British Land: our taxes are REIT.

Further to our previous story regarding British Land and its offshore company registrations, (read it here) Virtual-Lancaster was pleasantly surprised to receive the following statement from BL about the structure under which the company operates:

"British Land is a UK Real Estate Investment Trust (REIT).  REITs are a government supported, internationally recognised investment vehicle which provide an opportunity for shareholders of all sizes, including individuals, to invest in property as if they owned it directly.  British Land became a REIT on 1 January 2007 when it paid a conversion charge of more than £300 million (2% of the market value of its investment properties) to HM Revenue & Customs (HMRC).

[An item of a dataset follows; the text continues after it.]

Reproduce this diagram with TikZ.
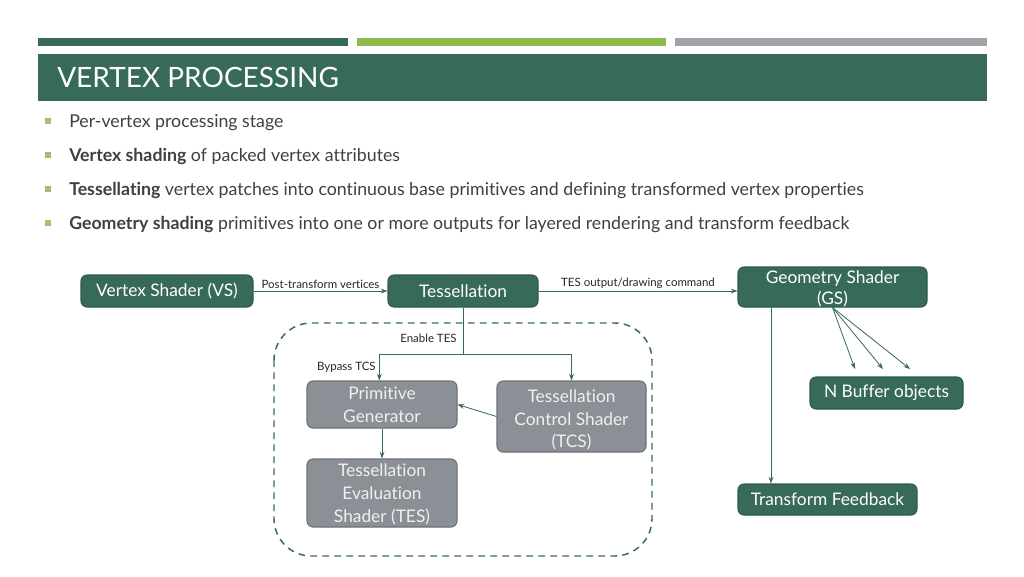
\documentclass[tikz,border=0pt]{standalone}
\usepackage{fontspec}
\setmainfont{Lato}[Ligatures=NoCommon]
\usetikzlibrary{arrows.meta}
\definecolor{dgreen}{HTML}{386A58}
\definecolor{lgreen}{HTML}{8DBA4C}
\definecolor{bargray}{HTML}{A0A4A8}
\definecolor{boxgray}{HTML}{8A9096}
\definecolor{boxgrayline}{HTML}{6C7378}
\definecolor{txt}{HTML}{404040}
\definecolor{bul}{HTML}{9CC46A}
\tikzset{
  sz/.style 2 args={minimum width=#1*0.75pt, minimum height=#2*0.75pt},
  gbox/.style={draw=dgreen!85!black, fill=dgreen, rounded corners=4.5pt, text=white, line width=0.8pt, inner sep=0pt, align=center, font=\fontsize{13}{17}\selectfont},
  ybox/.style={draw=boxgrayline, fill=boxgray, rounded corners=4.5pt, text=white!94!black, line width=0.8pt, inner sep=0pt, align=center, font=\fontsize{13}{17}\selectfont},
  arr/.style={draw=dgreen, line width=0.6pt, -{Stealth[length=5pt,width=3.6pt]}},
  conn/.style={draw=dgreen, line width=0.6pt},
  lbl/.style={font=\fontsize{8.6}{10}\selectfont, text=black!85, inner sep=1.5pt},
  bullettxt/.style={anchor=base west, inner sep=0pt, text=txt, font=\fontsize{13.3}{15}\selectfont},
  bulletsq/.style={fill=bul, draw=none},
}
\begin{document}
\begin{tikzpicture}[x=0.75pt, y=-0.75pt]
\useasboundingbox (0,0) rectangle (1024,576);
\fill[white] (0,0) rectangle (1024,576);
% top bars
\fill[dgreen] (38,38) rectangle (348,46);
\fill[lgreen] (357,38) rectangle (666,46);
\fill[bargray] (675,38) rectangle (987,46);
% title band
\fill[dgreen] (38,54) rectangle (987,101);
\node[anchor=base west, inner sep=0pt, text=white, font=\fontsize{21}{24}\selectfont] (title) at (57,87) {VERTEX PROCESSING};
% bullets
\fill[bulletsq] (45,118) rectangle (51,124);
\fill[bulletsq] (45,152) rectangle (51,158);
\fill[bulletsq] (45,186) rectangle (51,192);
\fill[bulletsq] (45,220) rectangle (51,226);
\node[bullettxt] (b1) at (69,127) {Per-vertex processing stage};
\node[bullettxt] (b2) at (69,161) {\textbf{Vertex shading} of packed vertex attributes};
\node[bullettxt] (b3) at (69,195) {\textbf{Tessellating} vertex patches into continuous base primitives and defining transformed vertex properties};
\node[bullettxt] (b4) at (69,229) {\textbf{Geometry shading} primitives into one or more outputs for layered rendering and transform feedback};
% dashed group
\draw[dgreen, line width=1.1pt, dash pattern=on 5pt off 4pt, rounded corners=28pt] (274,323) rectangle (652,556);
% nodes
\node[gbox, sz={172}{32}] (vs) at (167,291) {Vertex Shader (VS)};
\node[gbox, sz={150}{32}] (tess) at (463,291) {Tessellation};
\node[gbox, sz={189}{40}] (gs) at (832.5,287) {\smash{\raisebox{-5pt}{\begin{tabular}{@{}c@{}}Geometry Shader\\[-1pt](GS)\end{tabular}}}};
\node[ybox, sz={150}{47}] (pg) at (382,404.5) {Primitive\\Generator};
\node[ybox, sz={149}{71}] (tcs) at (571.5,416.5) {\smash{\raisebox{-6pt}{\begin{tabular}{@{}c@{}}Tessellation\\Control Shader\\(TCS)\end{tabular}}}};
\node[ybox, sz={150}{68}] (tes) at (382,493) {\smash{\raisebox{-4.5pt}{\begin{tabular}{@{}c@{}}Tessellation\\Evaluation\\Shader (TES)\end{tabular}}}};
\node[gbox, sz={153}{32}] (nb) at (886.5,393) {N Buffer objects};
\node[gbox, sz={179}{31}] (tf) at (827.5,499.5) {Transform Feedback};
% connectors
\draw[arr] (vs.east) -- node[lbl, above] {Post-transform vertices} (tess.west);
\draw[arr] (tess.east) -- node[lbl, above] {TES output/drawing command} (tess.east -| gs.west);
\coordinate (split) at (463,354);
\draw[conn] (tess.south) -- node[lbl, left, pos=0.66, xshift=-3pt] {Enable TES} (split);
\draw[arr] (split) -| node[lbl, pos=0.5, below left, yshift=-4.5pt, xshift=-1pt] {Bypass TCS} ([xshift=-2pt]pg.north);
\draw[arr] (split) -| (tcs.north);
\draw[arr] (tcs.west) -- (pg.east);
\draw[arr] (pg.south) -- (tes.north);
\coordinate (gsl) at (771,307);
\draw[arr] (gsl) -- (gsl |- tf.north);
\coordinate (f1) at (855,369);
\coordinate (f2) at (883,369);
\coordinate (f3) at (910,369);
\draw[arr] (gs.south) -- (f1);
\draw[arr] (gs.south) -- (f2);
\draw[arr] (gs.south) -- (f3);
\end{tikzpicture}
\end{document}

"REITs are not liable to tax on their rental income or capital gains from their activities which are paid by the investor/individual instead.  REITs must distribute 90% of the profit generated from their REIT activities to their shareholders as dividends and British Land paid out dividends totalling £231 million for the year ending 31 March 2012.  British Land’s largest shareholders are mainly large institutional investors, including pension funds.  Around 10% of shares are owned directly by small investors.

"British Land has a large number of UK and overseas companies covering its UK and overseas operations.  In the main, all the overseas companies holding UK property are UK tax resident, are part of the REIT regime and subject to the conditions described above.  The companies holding overseas properties are subject to tax in the jurisdiction where the property is located.  

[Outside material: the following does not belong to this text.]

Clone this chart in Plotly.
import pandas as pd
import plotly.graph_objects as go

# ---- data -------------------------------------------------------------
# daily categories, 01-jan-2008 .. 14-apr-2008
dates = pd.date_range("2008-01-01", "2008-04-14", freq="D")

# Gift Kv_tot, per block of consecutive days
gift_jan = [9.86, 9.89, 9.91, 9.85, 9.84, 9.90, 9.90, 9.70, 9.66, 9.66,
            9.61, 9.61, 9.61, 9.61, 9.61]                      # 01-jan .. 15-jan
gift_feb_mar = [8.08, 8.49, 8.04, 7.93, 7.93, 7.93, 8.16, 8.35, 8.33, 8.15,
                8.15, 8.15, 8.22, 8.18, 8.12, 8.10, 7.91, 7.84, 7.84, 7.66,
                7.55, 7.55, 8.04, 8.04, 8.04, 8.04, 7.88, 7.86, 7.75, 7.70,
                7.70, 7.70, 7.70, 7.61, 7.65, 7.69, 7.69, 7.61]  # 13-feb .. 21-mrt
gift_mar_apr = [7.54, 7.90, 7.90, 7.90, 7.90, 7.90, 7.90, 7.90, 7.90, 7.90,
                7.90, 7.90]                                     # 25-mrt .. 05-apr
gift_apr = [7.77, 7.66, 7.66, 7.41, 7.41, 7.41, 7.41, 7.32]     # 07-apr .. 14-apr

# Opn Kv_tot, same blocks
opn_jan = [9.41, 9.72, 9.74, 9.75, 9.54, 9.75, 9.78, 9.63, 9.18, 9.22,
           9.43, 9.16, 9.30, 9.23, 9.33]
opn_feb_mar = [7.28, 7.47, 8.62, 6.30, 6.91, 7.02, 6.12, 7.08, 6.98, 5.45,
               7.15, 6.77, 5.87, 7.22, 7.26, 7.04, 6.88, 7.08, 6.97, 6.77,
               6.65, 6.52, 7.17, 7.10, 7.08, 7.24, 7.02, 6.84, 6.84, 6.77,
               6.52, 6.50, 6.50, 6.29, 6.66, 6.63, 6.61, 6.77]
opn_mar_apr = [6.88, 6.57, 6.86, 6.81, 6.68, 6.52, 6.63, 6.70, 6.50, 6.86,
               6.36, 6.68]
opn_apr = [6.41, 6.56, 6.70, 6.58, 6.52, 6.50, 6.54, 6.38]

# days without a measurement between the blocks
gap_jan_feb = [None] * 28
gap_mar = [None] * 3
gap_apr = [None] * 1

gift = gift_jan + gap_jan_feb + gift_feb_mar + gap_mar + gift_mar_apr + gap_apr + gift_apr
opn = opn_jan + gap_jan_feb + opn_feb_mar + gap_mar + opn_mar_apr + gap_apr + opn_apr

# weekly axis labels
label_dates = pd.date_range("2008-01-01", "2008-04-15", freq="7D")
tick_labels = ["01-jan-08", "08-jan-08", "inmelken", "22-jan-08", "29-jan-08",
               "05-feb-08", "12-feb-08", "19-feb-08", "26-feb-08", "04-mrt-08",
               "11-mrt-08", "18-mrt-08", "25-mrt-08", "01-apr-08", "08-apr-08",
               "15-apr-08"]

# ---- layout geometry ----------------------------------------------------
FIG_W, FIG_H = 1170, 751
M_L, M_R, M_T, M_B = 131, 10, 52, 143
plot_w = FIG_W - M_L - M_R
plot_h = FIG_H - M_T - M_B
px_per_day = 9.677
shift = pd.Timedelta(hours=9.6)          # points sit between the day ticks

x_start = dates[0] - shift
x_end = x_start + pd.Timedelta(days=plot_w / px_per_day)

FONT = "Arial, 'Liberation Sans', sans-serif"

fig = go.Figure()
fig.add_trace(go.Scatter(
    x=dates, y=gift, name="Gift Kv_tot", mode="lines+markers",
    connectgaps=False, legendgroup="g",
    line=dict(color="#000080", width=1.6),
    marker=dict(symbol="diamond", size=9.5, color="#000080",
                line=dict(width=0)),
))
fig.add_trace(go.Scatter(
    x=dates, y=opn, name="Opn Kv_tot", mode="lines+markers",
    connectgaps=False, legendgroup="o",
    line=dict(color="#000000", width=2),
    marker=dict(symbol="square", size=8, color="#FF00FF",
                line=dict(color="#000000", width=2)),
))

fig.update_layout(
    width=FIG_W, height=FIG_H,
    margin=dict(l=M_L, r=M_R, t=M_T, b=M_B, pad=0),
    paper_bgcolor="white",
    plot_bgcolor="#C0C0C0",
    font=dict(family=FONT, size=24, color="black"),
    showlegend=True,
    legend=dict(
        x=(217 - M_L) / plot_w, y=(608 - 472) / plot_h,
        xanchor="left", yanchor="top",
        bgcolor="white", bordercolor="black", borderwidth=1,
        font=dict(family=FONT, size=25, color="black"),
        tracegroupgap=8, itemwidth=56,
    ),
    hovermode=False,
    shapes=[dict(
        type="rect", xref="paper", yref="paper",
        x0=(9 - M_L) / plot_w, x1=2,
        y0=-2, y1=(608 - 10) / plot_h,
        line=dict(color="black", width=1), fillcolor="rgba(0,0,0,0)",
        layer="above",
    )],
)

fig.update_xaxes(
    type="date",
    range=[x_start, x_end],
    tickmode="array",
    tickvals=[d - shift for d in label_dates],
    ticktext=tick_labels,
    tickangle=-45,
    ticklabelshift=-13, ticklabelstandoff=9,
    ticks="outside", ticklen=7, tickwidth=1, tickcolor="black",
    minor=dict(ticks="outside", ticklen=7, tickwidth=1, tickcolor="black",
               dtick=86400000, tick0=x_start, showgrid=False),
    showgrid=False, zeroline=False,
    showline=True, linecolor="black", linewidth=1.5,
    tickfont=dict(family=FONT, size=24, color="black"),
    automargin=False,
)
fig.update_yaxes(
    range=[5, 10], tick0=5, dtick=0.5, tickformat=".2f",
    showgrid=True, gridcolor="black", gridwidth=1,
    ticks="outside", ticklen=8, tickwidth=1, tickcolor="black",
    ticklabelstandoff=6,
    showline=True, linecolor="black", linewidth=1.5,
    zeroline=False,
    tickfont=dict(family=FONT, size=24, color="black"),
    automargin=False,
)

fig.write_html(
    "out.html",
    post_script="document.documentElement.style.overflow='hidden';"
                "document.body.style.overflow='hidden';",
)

"So, REITS are a channel to invest in a property portfolio, with the same tax attributes as owning property directly.  The structure allows anyone from local Lancaster residents through to major companies to invest in the rental income generated from property owned by the REIT.  Local people owning shares in British Land could in future benefit from income created by the proposed development once it is completed and trading.  This is because British Land is required to distribute 90% of its REIT profit as dividends.  It would then be up to those local people to pay tax on the dividends they receive.

"In September 2012, British Land calculated the impact its £2.1 billion development programme is having on communities across the UK.  Between 2011 and 2015, British Land will contribute £1.2 billion to the UK economy and create 32,300 jobs through its construction projects.  For every £1 million British Land spends on construction, it generates an estimated 31 jobs.  In Lancaster, the Canal Corridor North development will boost the local economy through the creation of many new jobs and act as a catalyst for attracting further investment."

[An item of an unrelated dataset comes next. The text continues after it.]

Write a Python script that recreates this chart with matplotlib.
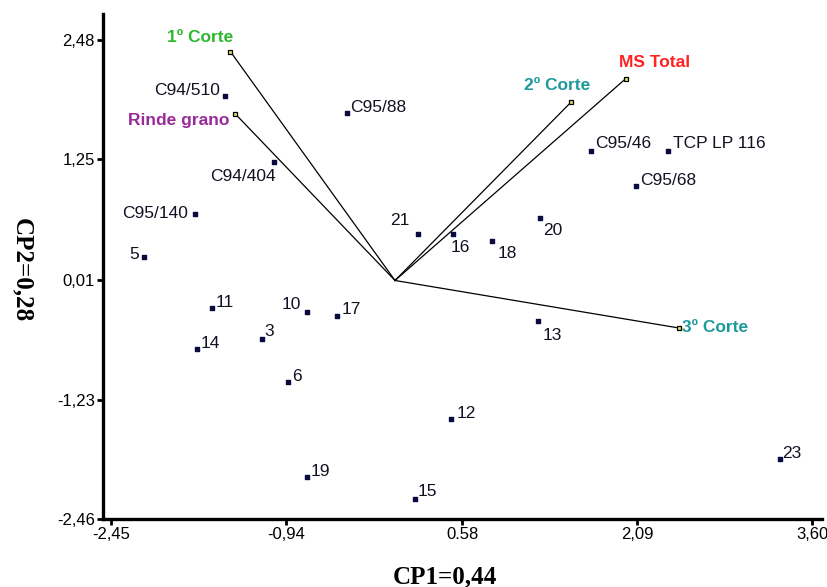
import matplotlib
matplotlib.use("Agg")
import matplotlib.pyplot as plt

# genotype scores on the first two principal components
gen_names = ["C94/510", "C95/88", "C94/404", "C95/140", "5", "21", "16", "18", "20",
             "C95/46", "TCP LP 116", "C95/68", "11", "10", "17", "3", "14", "6",
             "19", "15", "12", "13", "23"]
gen_cp1 = [-1.47, -0.41, -1.04, -1.73, -2.17, 0.20, 0.50, 0.84, 1.25,
           1.69, 2.36, 2.08, -1.58, -0.76, -0.50, -1.15, -1.71, -0.92,
           -0.76, 0.17, 0.48, 1.23, 3.32]
gen_cp2 = [1.90, 1.73, 1.22, 0.69, 0.24, 0.48, 0.48, 0.41, 0.64,
           1.33, 1.34, 0.97, -0.28, -0.33, -0.37, -0.60, -0.71, -1.05,
           -2.03, -2.25, -1.43, -0.42, -1.84]

# variable loadings (vectors from the origin)
var_names = ["1º Corte", "Rinde grano", "2º Corte", "MS Total", "3º Corte"]
var_cp1 = [-1.42, -1.38, 1.52, 1.99, 2.45]
var_cp2 = [2.36, 1.72, 1.84, 2.08, -0.49]
var_colors = ["#2fb82f", "#9a2a9a", "#1f9a9a", "#ff2222", "#1f9a9a"]

xticks = [-2.45, -0.94, 0.58, 2.09, 3.60]
xtick_labels = ["-2,45", "-0,94", "0.58", "2,09", "3,60"]
yticks = [-2.46, -1.23, 0.01, 1.25, 2.48]
ytick_labels = ["-2,46", "-1,23", "0,01", "1,25", "2,48"]

# label placement: (dx, dy) in points, horizontal alignment
gen_offsets = {
    "C94/510": (-3, 4, "right"), "C95/88": (2, 4, "left"), "C94/404": (1, -10, "right"),
    "C95/140": (-5, 0, "right"), "5": (-3, 2, "right"), "21": (-6, 10, "right"),
    "16": (-2, -10, "left"), "18": (4, -9, "left"), "20": (2, -9, "left"),
    "C95/46": (3, 6, "left"), "TCP LP 116": (3, 5, "left"), "C95/68": (3, 4, "left"),
    "11": (3, 4, "left"), "10": (-4, 6, "right"), "17": (3, 5, "left"),
    "3": (2, 5, "left"), "14": (3, 4, "left"), "6": (3, 4, "left"),
    "19": (3, 4, "left"), "15": (2, 5, "left"), "12": (4, 4, "left"),
    "13": (4, -10, "left"), "23": (2, 4, "left"),
}
var_offsets = {
    "1º Corte": (2, 10, "right"), "Rinde grano": (-4, -5, "right"),
    "2º Corte": (14, 12, "right"), "MS Total": (-5, 12, "left"),
    "3º Corte": (2, 0, "left"),
}

plt.rcParams["font.family"] = ["Liberation Sans", "DejaVu Sans"]

fig = plt.figure(figsize=(8.27, 5.87), dpi=100)
ax = fig.add_axes([0.1245, 0.1158, 0.8695, 0.8602])

for name, x, y, c in zip(var_names, var_cp1, var_cp2, var_colors):
    ax.plot([0, x], [0, y], color="black", lw=0.9, zorder=2)
    ax.plot(x, y, marker="s", ms=3.5, mfc="#e8e060", mec="black", mew=0.9, zorder=3)
    dx, dy, ha = var_offsets[name]
    ax.annotate(name, (x, y), xytext=(dx, dy), textcoords="offset points",
                ha=ha, va="center", color=c, fontsize=12.5, fontweight="bold")

ax.scatter(gen_cp1, gen_cp2, marker="s", s=9, color="#0a0a40", zorder=3)
for name, x, y in zip(gen_names, gen_cp1, gen_cp2):
    dx, dy, ha = gen_offsets[name]
    ax.annotate(name, (x, y), xytext=(dx, dy), textcoords="offset points",
                ha=ha, va="center", color="#111122", fontsize=12.5)

ax.set_xlim(-2.52, 3.685)
ax.set_ylim(-2.46, 2.747)
ax.set_xticks(xticks, xtick_labels, fontsize=12)
ax.set_yticks(yticks, ytick_labels, fontsize=12)
ax.tick_params(direction="out", length=4, width=2, pad=2)

for side in ["top", "right"]:
    ax.spines[side].set_visible(False)
for side in ["left", "bottom"]:
    ax.spines[side].set_linewidth(2.4)

fig.text(0.538, 0.017, "CP1=0,44", family="Liberation Serif", fontweight="bold",
         fontsize=18, ha="center", va="center")
fig.text(0.027, 0.54, "CP2=0,28", family="Liberation Serif", fontweight="bold",
         fontsize=18, ha="center", va="center", rotation=270)

fig.savefig("out.png", dpi=100)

Having scoured the internet, I can tell you now that this is one of the clearer explanations of how REITs (which you pronounce to rhyme with 'sweets') work, and I appreciate it.

I'm no accountant, which may explain why I'm still struggling to understand how those 143 British Land-owned companies registered in Jersey (0% Corporation Tax), as reported by Action Aid in 2011, fit in. I've asked BL for a bit more help on this, but welcome readers' contributions and experiences too. Perhaps it's something we can all have a go at?